NOVIEMBRE 2023: DEJAR ATRÁS LA SOLEDAD
Cuando amas a alguien, quieres mirarlo a los ojos y decirle: “¡Qué bueno es que existas!, ¡Qué maravilloso es que estés aquí!” Celebramos, con estas palabras el hecho de que esté a nuestro lado. Pensamos en esa persona y queremos manifestarle nuestro amor de mil maneras, pequeñas -de ordinario-.
Los niños necesitan un campo afectivo sano en la familia, unas coordenadas de habilidades sociales y también algunas rutinas, que más adelante se convertirán en virtudes, para aprender que solo serán felices en la medida en que amen a los demás y ese amor se convierta en hechos.
La amabilidad se aprende en el hogar; un agradable buenos días, dar las buenas noches, un ¿qué tal estás? mirando a los ojos, el dar gracias, un sencillo por favor…, hábitos que crecen con el ejemplo de la relación entre los padres y se practican en casa con detalles entre padres e hijos, entre los hermanos y con los amigos que invitamos a compartir tiempo en nuestro hogar.
Los niños son como se les enseña a ser. Los hogares no son cuarteles, ni pequeñas empresas, sino espacios de amor, lugares en los que las relaciones humanas se deben fomentar y concretar en las cosas diarias que se comparten en la familia: lo que no se concreta, no mejora.
Dentro de esas relaciones humanas, está el respeto por las cosas que son propias y las cosas ajenas. Transmitir a los hijos que cada uno es el responsable de ordenar y de colocar en su sitio lo que es suyo, para hacer agradable la vida de familia.
Tenemos hijos que viven en un mundo de confort, donde se recibe constantemente; que poseen todo lo que quieren mucho antes de que lo necesiten. De ese modo se vuelven insensibles a las necesidades de los
demás y los dejamos encerrados en su propio egoísmo, les privamos de la posibilidad de ser felices. Reclaman, sin ellos saberlo, que les introduzcamos en un entrenamiento intencional que les capacite para ayudar en casa, servir a los amigos y trascender su propia vida.

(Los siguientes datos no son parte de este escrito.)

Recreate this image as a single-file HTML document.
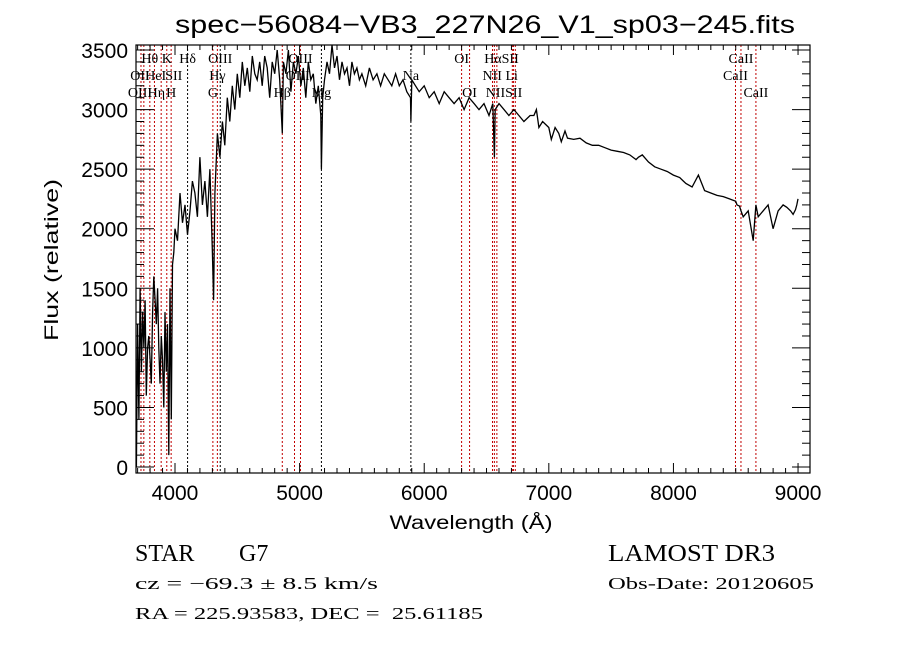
<!DOCTYPE html>
<html><head><meta charset="utf-8"><style>
html,body{margin:0;padding:0;background:#fff;}
svg{display:block;}
text{font-family:"Liberation Sans",sans-serif;fill:#000;white-space:pre;}
.ser{font-family:"Liberation Serif",serif;}
</style></head><body>
<svg id="chart" width="900" height="649" viewBox="0 0 900 649" xmlns="http://www.w3.org/2000/svg" xml:space="preserve">
<text x="485" y="33" font-size="25" text-anchor="middle" textLength="620" lengthAdjust="spacingAndGlyphs">spec−56084−VB3_227N26_V1_sp03−245.fits</text>
<g id="lines"></g>
<g id="spec"></g>
<g id="axes"></g>
<text x="471" y="529" font-size="19" text-anchor="middle" textLength="163" lengthAdjust="spacingAndGlyphs">Wavelength (Å)</text>
<text transform="translate(58,260) rotate(-90)" font-size="19" text-anchor="middle" textLength="162" lengthAdjust="spacingAndGlyphs">Flux (relative)</text>
<text class="ser" x="135" y="561" font-size="24">STAR</text>
<text class="ser" x="239" y="561" font-size="24">G7</text>
<text class="ser" x="135" y="589" font-size="17" textLength="243" lengthAdjust="spacingAndGlyphs">cz = −69.3 ± 8.5 km/s</text>
<text class="ser" x="135" y="619" font-size="17" textLength="348" lengthAdjust="spacingAndGlyphs">RA = 225.93583, DEC =  25.61185</text>
<text class="ser" x="608" y="561" font-size="24" textLength="167" lengthAdjust="spacingAndGlyphs">LAMOST DR3</text>
<text class="ser" x="608" y="589" font-size="17" textLength="206" lengthAdjust="spacingAndGlyphs">Obs-Date: 20120605</text>
</svg>
<script>
const waves = [3690,3700,3710,3720,3730,3740,3750,3760,3770,3780,3790,3800,3810,3820,3830,3840,3850,3860,3870,3880,3890,3900,3910,3920,3930,3940,3950,3960,3970,3980,3990,4000,4020,4040,4060,4080,4100,4120,4140,4160,4180,4200,4220,4240,4260,4280,4300,4310,4320,4340,4360,4380,4400,4420,4440,4460,4480,4500,4520,4540,4560,4580,4600,4620,4640,4660,4680,4700,4720,4740,4760,4780,4800,4820,4840,4861,4870,4890,4910,4930,4950,4970,4990,5010,5030,5050,5070,5090,5110,5130,5150,5170,5175,5185,5200,5220,5240,5260,5280,5300,5320,5340,5360,5380,5400,5420,5440,5460,5480,5500,5530,5560,5590,5620,5650,5680,5710,5740,5770,5800,5830,5860,5890,5893,5900,5930,5960,6000,6040,6080,6120,6160,6200,6240,6280,6320,6360,6400,6440,6480,6520,6550,6563,6570,6600,6640,6680,6720,6760,6800,6850,6880,6900,6920,6950,7000,7020,7050,7080,7100,7130,7150,7200,7250,7300,7350,7400,7450,7500,7550,7600,7650,7700,7720,7750,7800,7850,7900,7950,8000,8050,8080,8100,8150,8200,8250,8300,8350,8400,8450,8500,8510,8530,8542,8560,8600,8640,8662,8680,8720,8760,8800,8840,8880,8910,8940,8960,8980,8990,9000];
const fluxes = [0,1200,400,1500,800,1300,1000,1400,600,1000,1100,900,700,1300,1600,1400,1200,1500,1000,700,1100,900,500,1300,800,1200,100,1500,400,1700,1800,2000,1900,2300,2050,2200,1950,2150,2400,2300,2100,2600,2200,2400,2100,2500,1800,1400,2300,2800,2600,2900,2700,3100,2900,3200,3000,3300,3100,3400,3200,3350,3150,3450,3300,3250,3400,3200,3450,3350,3100,3400,3300,3500,3250,2800,3400,3300,3500,3150,3400,3300,3450,3200,3350,3100,3400,3250,3300,3050,3200,2950,2500,3100,3250,3400,3300,3550,3350,3450,3250,3400,3300,3350,3200,3400,3300,3350,3250,3300,3200,3350,3250,3300,3200,3300,3250,3200,3300,3200,3250,3150,3100,2900,3250,3200,3150,3200,3100,3150,3050,3150,3100,3050,3100,3000,3100,3050,3000,3050,2950,3050,2600,3000,3050,3000,2950,3000,2950,2900,2950,2950,3000,2850,2900,2850,2750,2850,2800,2730,2820,2760,2750,2760,2720,2700,2700,2680,2660,2650,2640,2620,2580,2600,2620,2560,2520,2500,2480,2450,2430,2400,2380,2350,2450,2320,2300,2280,2270,2250,2230,2200,2190,2150,2100,2150,1900,2200,2100,2150,2200,2000,2150,2200,2180,2150,2120,2160,2200,2250,2150,1950,1700,1000,0];
const lineWaves = [3727,3750,3798,3835,3889,3934,3969,4101,4304,4340,4363,4861,4959,5007,5175,5893,6300,6364,6548,6563,6583,6707,6716,6731,8498,8542,8662];
const lineColors = ["red","red","red","red","red","red","red","black","red","red","black","red","red","red","black","black","red","red","red","red","red","red","red","red","red","red","red"];
const lineLabels = [["OII",3719,75],["OIII",3719,92],["Hθ",3798,58],["HeI",3845,75],["Hη",3850,92],["K",3934,58],["H",3969,92],["SII",3990,75],["Hδ",4101,58],["OIII",4363,58],["Hγ",4340,75],["G",4304,92],["Hβ",4861,92],["OIII",5007,58],["OIII",4985,75],["Mg",5175,92],["Na",5893,75],["OI",6300,58],["OI",6364,92],["HαSII",6620,58],["NII Li",6610,75],["NIISII",6640,92],["CaII",8542,58],["CaII",8498,75],["CaII",8662,92]];
const xTicks = [4000,5000,6000,7000,8000,9000];
const yTicks = [0,500,1000,1500,2000,2500,3000,3500];

const L=136,R=810,T=45,B=473;
const X0=3687,X1=9096,Y0=-50,Y1=3542;
const xs=w=>L+(w-X0)/(X1-X0)*(R-L);
const ys=f=>B-(f-Y0)/(Y1-Y0)*(B-T);
const NS="http://www.w3.org/2000/svg";
function mk(tag,parent,attrs){const e=document.createElementNS(NS,tag);for(const k in attrs)e.setAttribute(k,attrs[k]);parent.appendChild(e);return e;}

const gl=document.getElementById('lines');
lineWaves.forEach((w,i)=>{
  const l=mk('line',gl,{x1:xs(w),x2:xs(w),y1:T,y2:B,stroke:lineColors[i]==='red'?'#c00000':'#000','stroke-width':1,'stroke-dasharray':'2,2'});
  
  
});
lineLabels.forEach(([t,w,y])=>{
  const e=mk('text',gl,{x:xs(w),y:y+5,'font-size':14,'text-anchor':'middle','class':'ser'});
  e.textContent=t;
  
  
});

const gs=document.getElementById('spec');
let d='';
waves.forEach((w,i)=>{d+=(i?'L':'M')+xs(w).toFixed(1)+' '+Math.max(T,ys(fluxes[i])).toFixed(1);});
const p=mk('path',gs,{d:d,fill:'none',stroke:'#000','stroke-width':1.3,'stroke-linejoin':'miter'});



const ga=document.getElementById('axes');
const frame=mk('rect',ga,{x:L,y:T,width:R-L,height:B-T,fill:'none',stroke:'#000','stroke-width':1.2});


for(let w=3700;w<=9000;w+=100){
  const x=xs(w),maj=w%1000===0,len=maj?10:5;
  mk('line',ga,{x1:x,x2:x,y1:B,y2:B-len,stroke:'#000'});
  mk('line',ga,{x1:x,x2:x,y1:T,y2:T+len,stroke:'#000'});
}
for(let f=0;f<=3500;f+=100){
  const y=ys(f),maj=f%500===0,len=maj?18:8;
  mk('line',ga,{x1:L,x2:L+len,y1:y,y2:y,stroke:'#000'});
  mk('line',ga,{x1:R,x2:R-len,y1:y,y2:y,stroke:'#000'});
}
xTicks.forEach(v=>{
  const t=mk('text',ga,{x:xs(v),y:B+27,'font-size':21,'text-anchor':'middle'});
  t.textContent=v;
  
  
});
yTicks.forEach(v=>{
  const t=mk('text',ga,{x:L-8,y:ys(v)+8,'font-size':21,'text-anchor':'end'});
  t.textContent=v;
  
  
});
</script>
</body></html>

Permitirle colaborar con los demás miembros de la familia, con metas y encargos asequibles a su edad, aunque inicialmente las tareas encomendadas sean más que mejorables. Los padres deben perder el miedo a que los hijos participen en el quehacer diario. Necesitan sentirse parte de la familia, reír, llorar, trabajar, querer, ayudar, respetan y compartir con los demás. Enseñarle a ayudar al otro hace que se desarrolle en ellos esa capacidad, inusual hoy en día, de servir a los demás y estar disponible, sin que nadie lo pida.
La generosidad es un fantástico camino hacia las relaciones con todos los demás. Ojalá, la actitud y el comportamiento que transmitimos a nuestros hijos nos lleve a poderles decir muchas veces: “¡Qué feliz estoy con lo que has hecho!”. Frases que se deben decir, ya que les estamos transmitiendo lo que queremos y soñamos para ellos y, sobre todo, queremos que se sientan amados y valorados, pero también que descubran que tienen mucho que aportar. Haciendo esto les damos alas para el futuro.
Sabemos, por el dicho popular, que “quien encuentra un amigo, tiene un tesoro” y hay virtudes, como la amabilidad, que allanan el camino de la amistad. No podemos dejarles caer en la soledad egoísta, ni mantener con ellos una relación fría. Es bueno que tengan muchos amigos, en el colegio, en la urbanización, con los primos, entre los hermanos haciéndoles descubrir que un buen amigo comparte su intimidad, una compañera comparte actividades y un cómplice comparte el mal.
A los niños les preocupa mucho lo que piensen los demás. El cariño y la fortaleza la adquieren al sentirse amados y sabiendo que lo hacen bien, porque nos oyen decírselo. ¡Cuánto bien les hacen nuestras palabras y nuestros elogios! Interiorizarán que esos “los demás” que son sus padres, abuelos, hermanos, amigos y compañeros, también lo necesitan e irán descubriendo al otro, al que está a su lado. No podemos dejar que nuestros hijos se queden mirándose a sí mismos; necesitan saborear la dulzura de los encuentros con los demás.